Repeat each entry exactly and drop the pictures.

Entries with chart source code

— Begin —

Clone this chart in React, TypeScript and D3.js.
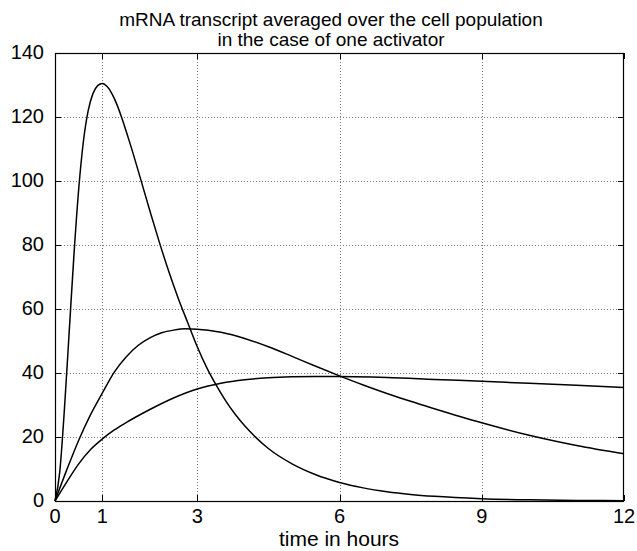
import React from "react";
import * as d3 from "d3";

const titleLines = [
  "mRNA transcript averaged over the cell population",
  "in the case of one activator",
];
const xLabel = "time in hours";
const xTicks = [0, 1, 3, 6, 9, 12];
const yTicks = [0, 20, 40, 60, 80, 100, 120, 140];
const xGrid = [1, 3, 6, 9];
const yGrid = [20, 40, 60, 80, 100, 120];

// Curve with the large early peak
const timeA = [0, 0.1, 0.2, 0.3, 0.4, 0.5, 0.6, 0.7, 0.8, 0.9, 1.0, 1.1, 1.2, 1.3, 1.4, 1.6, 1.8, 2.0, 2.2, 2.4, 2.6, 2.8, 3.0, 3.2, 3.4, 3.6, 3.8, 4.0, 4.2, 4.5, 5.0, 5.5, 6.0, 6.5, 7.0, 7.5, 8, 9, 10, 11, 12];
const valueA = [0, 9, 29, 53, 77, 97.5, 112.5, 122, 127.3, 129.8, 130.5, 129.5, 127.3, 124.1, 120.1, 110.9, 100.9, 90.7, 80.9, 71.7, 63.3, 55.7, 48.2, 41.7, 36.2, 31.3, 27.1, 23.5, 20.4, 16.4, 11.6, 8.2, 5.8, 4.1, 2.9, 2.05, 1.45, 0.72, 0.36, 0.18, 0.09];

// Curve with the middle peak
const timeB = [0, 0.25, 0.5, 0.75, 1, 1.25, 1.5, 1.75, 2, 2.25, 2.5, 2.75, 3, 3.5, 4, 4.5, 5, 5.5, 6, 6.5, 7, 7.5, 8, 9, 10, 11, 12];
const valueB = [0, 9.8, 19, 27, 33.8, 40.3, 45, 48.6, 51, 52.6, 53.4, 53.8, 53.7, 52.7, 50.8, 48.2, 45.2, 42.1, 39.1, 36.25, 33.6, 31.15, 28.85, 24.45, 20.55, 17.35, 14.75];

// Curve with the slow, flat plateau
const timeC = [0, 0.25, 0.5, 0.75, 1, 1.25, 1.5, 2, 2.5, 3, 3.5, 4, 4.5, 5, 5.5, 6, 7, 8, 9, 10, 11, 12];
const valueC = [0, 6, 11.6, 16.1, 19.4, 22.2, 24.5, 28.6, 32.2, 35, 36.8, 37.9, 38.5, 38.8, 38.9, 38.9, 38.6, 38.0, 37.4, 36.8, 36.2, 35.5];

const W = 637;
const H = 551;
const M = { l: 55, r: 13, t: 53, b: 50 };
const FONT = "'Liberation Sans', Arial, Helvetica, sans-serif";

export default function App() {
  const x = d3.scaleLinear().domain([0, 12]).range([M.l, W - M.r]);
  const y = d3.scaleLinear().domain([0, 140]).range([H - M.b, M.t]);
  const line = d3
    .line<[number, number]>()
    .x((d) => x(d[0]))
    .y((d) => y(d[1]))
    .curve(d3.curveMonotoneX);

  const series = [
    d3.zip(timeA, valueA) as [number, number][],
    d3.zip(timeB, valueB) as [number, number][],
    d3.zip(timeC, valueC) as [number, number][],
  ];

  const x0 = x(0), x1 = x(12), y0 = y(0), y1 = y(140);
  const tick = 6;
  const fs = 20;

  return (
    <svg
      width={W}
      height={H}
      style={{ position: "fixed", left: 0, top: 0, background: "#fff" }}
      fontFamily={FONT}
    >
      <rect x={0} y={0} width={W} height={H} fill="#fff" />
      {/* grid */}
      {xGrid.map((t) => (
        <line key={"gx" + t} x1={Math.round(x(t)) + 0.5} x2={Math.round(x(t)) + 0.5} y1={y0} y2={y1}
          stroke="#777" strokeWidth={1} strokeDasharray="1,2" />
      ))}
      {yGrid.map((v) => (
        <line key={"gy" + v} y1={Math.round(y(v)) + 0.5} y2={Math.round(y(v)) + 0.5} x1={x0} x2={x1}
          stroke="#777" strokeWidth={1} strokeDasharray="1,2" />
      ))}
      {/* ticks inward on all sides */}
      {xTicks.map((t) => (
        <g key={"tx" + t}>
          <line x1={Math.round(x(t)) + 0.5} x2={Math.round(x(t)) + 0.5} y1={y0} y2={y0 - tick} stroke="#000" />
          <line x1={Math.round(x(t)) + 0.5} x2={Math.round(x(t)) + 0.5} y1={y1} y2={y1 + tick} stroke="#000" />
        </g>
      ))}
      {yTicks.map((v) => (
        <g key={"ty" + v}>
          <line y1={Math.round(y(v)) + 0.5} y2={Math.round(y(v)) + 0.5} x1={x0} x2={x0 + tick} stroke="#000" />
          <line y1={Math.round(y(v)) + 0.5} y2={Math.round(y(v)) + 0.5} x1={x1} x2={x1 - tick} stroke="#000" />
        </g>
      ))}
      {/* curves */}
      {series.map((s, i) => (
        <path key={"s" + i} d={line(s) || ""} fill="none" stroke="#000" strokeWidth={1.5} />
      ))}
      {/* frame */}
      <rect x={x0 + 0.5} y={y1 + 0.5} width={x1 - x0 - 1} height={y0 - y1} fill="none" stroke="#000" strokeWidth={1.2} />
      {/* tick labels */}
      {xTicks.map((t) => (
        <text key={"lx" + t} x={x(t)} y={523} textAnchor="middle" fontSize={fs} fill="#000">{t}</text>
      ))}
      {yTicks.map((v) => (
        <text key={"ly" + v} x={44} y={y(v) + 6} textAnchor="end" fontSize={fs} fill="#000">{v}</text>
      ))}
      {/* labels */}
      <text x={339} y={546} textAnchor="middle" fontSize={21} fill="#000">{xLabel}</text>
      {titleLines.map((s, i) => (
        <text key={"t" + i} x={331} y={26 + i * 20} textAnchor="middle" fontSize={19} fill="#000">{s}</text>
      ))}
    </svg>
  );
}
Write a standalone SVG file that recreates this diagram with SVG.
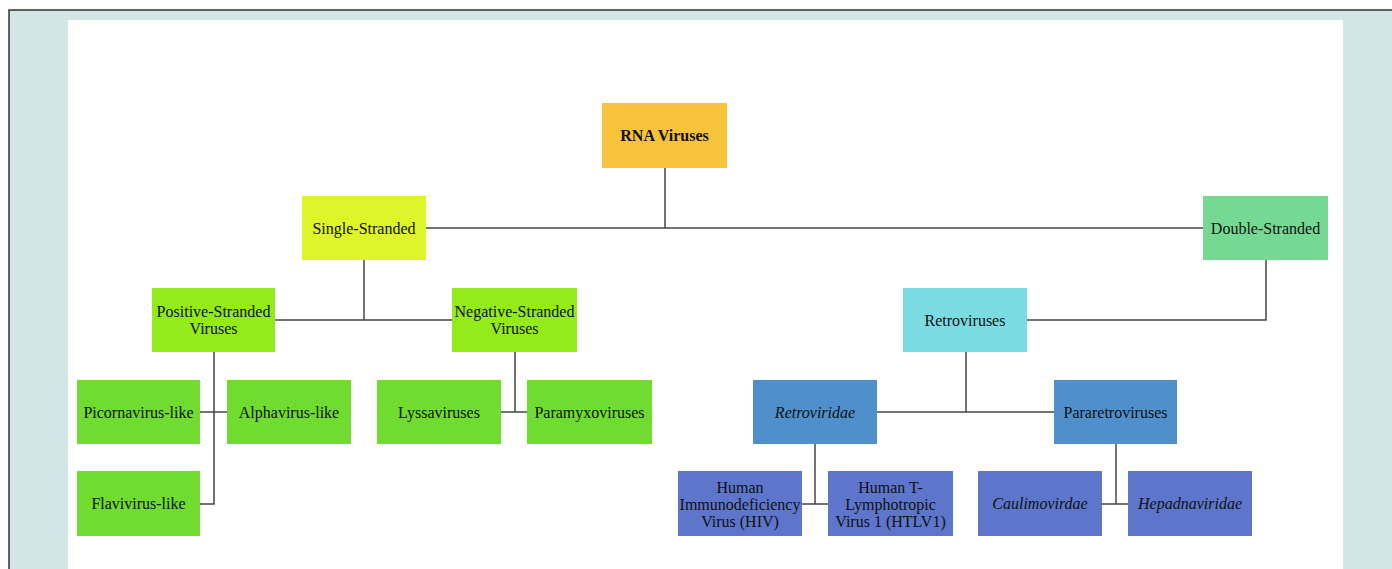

— End —

• _Completed task_
Clone this chart in React, TypeScript and D3.js.
import React from "react";
import * as d3 from "d3";

const titleLines = [
  "mRNA transcript averaged over the cell population",
  "in the case of one activator",
];
const xLabel = "time in hours";
const xTicks = [0, 1, 3, 6, 9, 12];
const yTicks = [0, 20, 40, 60, 80, 100, 120, 140];
const xGrid = [1, 3, 6, 9];
const yGrid = [20, 40, 60, 80, 100, 120];

// Curve with the large early peak
const timeA = [0, 0.1, 0.2, 0.3, 0.4, 0.5, 0.6, 0.7, 0.8, 0.9, 1.0, 1.1, 1.2, 1.3, 1.4, 1.6, 1.8, 2.0, 2.2, 2.4, 2.6, 2.8, 3.0, 3.2, 3.4, 3.6, 3.8, 4.0, 4.2, 4.5, 5.0, 5.5, 6.0, 6.5, 7.0, 7.5, 8, 9, 10, 11, 12];
const valueA = [0, 9, 29, 53, 77, 97.5, 112.5, 122, 127.3, 129.8, 130.5, 129.5, 127.3, 124.1, 120.1, 110.9, 100.9, 90.7, 80.9, 71.7, 63.3, 55.7, 48.2, 41.7, 36.2, 31.3, 27.1, 23.5, 20.4, 16.4, 11.6, 8.2, 5.8, 4.1, 2.9, 2.05, 1.45, 0.72, 0.36, 0.18, 0.09];

// Curve with the middle peak
const timeB = [0, 0.25, 0.5, 0.75, 1, 1.25, 1.5, 1.75, 2, 2.25, 2.5, 2.75, 3, 3.5, 4, 4.5, 5, 5.5, 6, 6.5, 7, 7.5, 8, 9, 10, 11, 12];
const valueB = [0, 9.8, 19, 27, 33.8, 40.3, 45, 48.6, 51, 52.6, 53.4, 53.8, 53.7, 52.7, 50.8, 48.2, 45.2, 42.1, 39.1, 36.25, 33.6, 31.15, 28.85, 24.45, 20.55, 17.35, 14.75];

// Curve with the slow, flat plateau
const timeC = [0, 0.25, 0.5, 0.75, 1, 1.25, 1.5, 2, 2.5, 3, 3.5, 4, 4.5, 5, 5.5, 6, 7, 8, 9, 10, 11, 12];
const valueC = [0, 6, 11.6, 16.1, 19.4, 22.2, 24.5, 28.6, 32.2, 35, 36.8, 37.9, 38.5, 38.8, 38.9, 38.9, 38.6, 38.0, 37.4, 36.8, 36.2, 35.5];

const W = 637;
const H = 551;
const M = { l: 55, r: 13, t: 53, b: 50 };
const FONT = "'Liberation Sans', Arial, Helvetica, sans-serif";

export default function App() {
  const x = d3.scaleLinear().domain([0, 12]).range([M.l, W - M.r]);
  const y = d3.scaleLinear().domain([0, 140]).range([H - M.b, M.t]);
  const line = d3
    .line<[number, number]>()
    .x((d) => x(d[0]))
    .y((d) => y(d[1]))
    .curve(d3.curveMonotoneX);

  const series = [
    d3.zip(timeA, valueA) as [number, number][],
    d3.zip(timeB, valueB) as [number, number][],
    d3.zip(timeC, valueC) as [number, number][],
  ];

  const x0 = x(0), x1 = x(12), y0 = y(0), y1 = y(140);
  const tick = 6;
  const fs = 20;

  return (
    <svg
      width={W}
      height={H}
      style={{ position: "fixed", left: 0, top: 0, background: "#fff" }}
      fontFamily={FONT}
    >
      <rect x={0} y={0} width={W} height={H} fill="#fff" />
      {/* grid */}
      {xGrid.map((t) => (
        <line key={"gx" + t} x1={Math.round(x(t)) + 0.5} x2={Math.round(x(t)) + 0.5} y1={y0} y2={y1}
          stroke="#777" strokeWidth={1} strokeDasharray="1,2" />
      ))}
      {yGrid.map((v) => (
        <line key={"gy" + v} y1={Math.round(y(v)) + 0.5} y2={Math.round(y(v)) + 0.5} x1={x0} x2={x1}
          stroke="#777" strokeWidth={1} strokeDasharray="1,2" />
      ))}
      {/* ticks inward on all sides */}
      {xTicks.map((t) => (
        <g key={"tx" + t}>
          <line x1={Math.round(x(t)) + 0.5} x2={Math.round(x(t)) + 0.5} y1={y0} y2={y0 - tick} stroke="#000" />
          <line x1={Math.round(x(t)) + 0.5} x2={Math.round(x(t)) + 0.5} y1={y1} y2={y1 + tick} stroke="#000" />
        </g>
      ))}
      {yTicks.map((v) => (
        <g key={"ty" + v}>
          <line y1={Math.round(y(v)) + 0.5} y2={Math.round(y(v)) + 0.5} x1={x0} x2={x0 + tick} stroke="#000" />
          <line y1={Math.round(y(v)) + 0.5} y2={Math.round(y(v)) + 0.5} x1={x1} x2={x1 - tick} stroke="#000" />
        </g>
      ))}
      {/* curves */}
      {series.map((s, i) => (
        <path key={"s" + i} d={line(s) || ""} fill="none" stroke="#000" strokeWidth={1.5} />
      ))}
      {/* frame */}
      <rect x={x0 + 0.5} y={y1 + 0.5} width={x1 - x0 - 1} height={y0 - y1} fill="none" stroke="#000" strokeWidth={1.2} />
      {/* tick labels */}
      {xTicks.map((t) => (
        <text key={"lx" + t} x={x(t)} y={523} textAnchor="middle" fontSize={fs} fill="#000">{t}</text>
      ))}
      {yTicks.map((v) => (
        <text key={"ly" + v} x={44} y={y(v) + 6} textAnchor="end" fontSize={fs} fill="#000">{v}</text>
      ))}
      {/* labels */}
      <text x={339} y={546} textAnchor="middle" fontSize={21} fill="#000">{xLabel}</text>
      {titleLines.map((s, i) => (
        <text key={"t" + i} x={331} y={26 + i * 20} textAnchor="middle" fontSize={19} fill="#000">{s}</text>
      ))}
    </svg>
  );
}
Write a standalone SVG file that recreates this diagram with SVG.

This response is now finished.